_Instruction_:
Nothing in the data should change when you return it, but leave the pictures out.

_Material provided_:
[Begin]
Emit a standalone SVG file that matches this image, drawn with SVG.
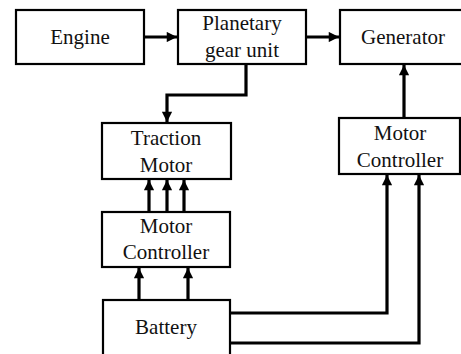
<svg xmlns="http://www.w3.org/2000/svg" width="461" height="354" viewBox="0 0 461 354">
<style>
.box{fill:#fff;stroke:#000;stroke-width:2.2}
.t{font-family:'Liberation Serif','DejaVu Serif','Times New Roman',Times,serif;font-size:21px;fill:#111;text-anchor:middle}
.c{fill:none;stroke:#000;stroke-width:3.2;stroke-linejoin:miter}
</style>
<defs>
<marker id="ah" viewBox="0 0 10 10" refX="10" refY="5" markerWidth="3.6" markerHeight="3.2" orient="auto" markerUnits="strokeWidth">
<path d="M0,0 L10,5 L0,10 z" fill="#000"/>
</marker>
</defs>
<rect width="461" height="354" fill="#fff"/>
<g id="connectors">
<path class="c" d="M144,37 H177" marker-end="url(#ah)"/>
<path class="c" d="M306,37 H339" marker-end="url(#ah)"/>
<path class="c" d="M246,64 V95 H167 V122" marker-end="url(#ah)"/>
<path class="c" d="M404,118 V65" marker-end="url(#ah)"/>
<path class="c" d="M149,212 V180" marker-end="url(#ah)"/>
<path class="c" d="M167,212 V180" marker-end="url(#ah)"/>
<path class="c" d="M184,212 V180" marker-end="url(#ah)"/>
<path class="c" d="M139,300 V268" marker-end="url(#ah)"/>
<path class="c" d="M188,300 V268" marker-end="url(#ah)"/>
<path class="c" d="M230,313 H387 V175" marker-end="url(#ah)"/>
<path class="c" d="M230,343 H419 V175" marker-end="url(#ah)"/>
</g>
<g id="engine">
<rect class="box" x="16" y="10" width="128" height="54"/>
<text class="t" x="80" y="44" font-family="Liberation Serif, serif">Engine</text>
</g>
<g id="planetary">
<rect class="box" x="178" y="10" width="128" height="54"/>
<text class="t" x="242" y="30">Planetary</text>
<text class="t" x="242" y="57">gear unit</text>
</g>
<g id="generator">
<rect class="box" x="340" y="10" width="124" height="54"/>
<text class="t" x="403" y="44">Generator</text>
</g>
<g id="traction">
<rect class="box" x="102" y="123" width="129" height="56"/>
<text class="t" x="166" y="145">Traction</text>
<text class="t" x="166" y="172">Motor</text>
</g>
<g id="controller-left">
<rect class="box" x="102" y="212" width="128" height="55"/>
<text class="t" x="166" y="233">Motor</text>
<text class="t" x="166" y="259">Controller</text>
</g>
<g id="battery">
<rect class="box" x="103" y="300" width="127" height="60"/>
<text class="t" x="166" y="334">Battery</text>
</g>
<g id="controller-right">
<rect class="box" x="339" y="118" width="121" height="56"/>
<text class="t" x="400" y="140">Motor</text>
<text class="t" x="400" y="167">Controller</text>
</g>
</svg>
[End]
_Output_:
Emit a standalone SVG file that matches this image, drawn with SVG.
<svg xmlns="http://www.w3.org/2000/svg" width="461" height="354" viewBox="0 0 461 354">
<style>
.box{fill:#fff;stroke:#000;stroke-width:2.2}
.t{font-family:'Liberation Serif','DejaVu Serif','Times New Roman',Times,serif;font-size:21px;fill:#111;text-anchor:middle}
.c{fill:none;stroke:#000;stroke-width:3.2;stroke-linejoin:miter}
</style>
<defs>
<marker id="ah" viewBox="0 0 10 10" refX="10" refY="5" markerWidth="3.6" markerHeight="3.2" orient="auto" markerUnits="strokeWidth">
<path d="M0,0 L10,5 L0,10 z" fill="#000"/>
</marker>
</defs>
<rect width="461" height="354" fill="#fff"/>
<g id="connectors">
<path class="c" d="M144,37 H177" marker-end="url(#ah)"/>
<path class="c" d="M306,37 H339" marker-end="url(#ah)"/>
<path class="c" d="M246,64 V95 H167 V122" marker-end="url(#ah)"/>
<path class="c" d="M404,118 V65" marker-end="url(#ah)"/>
<path class="c" d="M149,212 V180" marker-end="url(#ah)"/>
<path class="c" d="M167,212 V180" marker-end="url(#ah)"/>
<path class="c" d="M184,212 V180" marker-end="url(#ah)"/>
<path class="c" d="M139,300 V268" marker-end="url(#ah)"/>
<path class="c" d="M188,300 V268" marker-end="url(#ah)"/>
<path class="c" d="M230,313 H387 V175" marker-end="url(#ah)"/>
<path class="c" d="M230,343 H419 V175" marker-end="url(#ah)"/>
</g>
<g id="engine">
<rect class="box" x="16" y="10" width="128" height="54"/>
<text class="t" x="80" y="44" font-family="Liberation Serif, serif">Engine</text>
</g>
<g id="planetary">
<rect class="box" x="178" y="10" width="128" height="54"/>
<text class="t" x="242" y="30">Planetary</text>
<text class="t" x="242" y="57">gear unit</text>
</g>
<g id="generator">
<rect class="box" x="340" y="10" width="124" height="54"/>
<text class="t" x="403" y="44">Generator</text>
</g>
<g id="traction">
<rect class="box" x="102" y="123" width="129" height="56"/>
<text class="t" x="166" y="145">Traction</text>
<text class="t" x="166" y="172">Motor</text>
</g>
<g id="controller-left">
<rect class="box" x="102" y="212" width="128" height="55"/>
<text class="t" x="166" y="233">Motor</text>
<text class="t" x="166" y="259">Controller</text>
</g>
<g id="battery">
<rect class="box" x="103" y="300" width="127" height="60"/>
<text class="t" x="166" y="334">Battery</text>
</g>
<g id="controller-right">
<rect class="box" x="339" y="118" width="121" height="56"/>
<text class="t" x="400" y="140">Motor</text>
<text class="t" x="400" y="167">Controller</text>
</g>
</svg>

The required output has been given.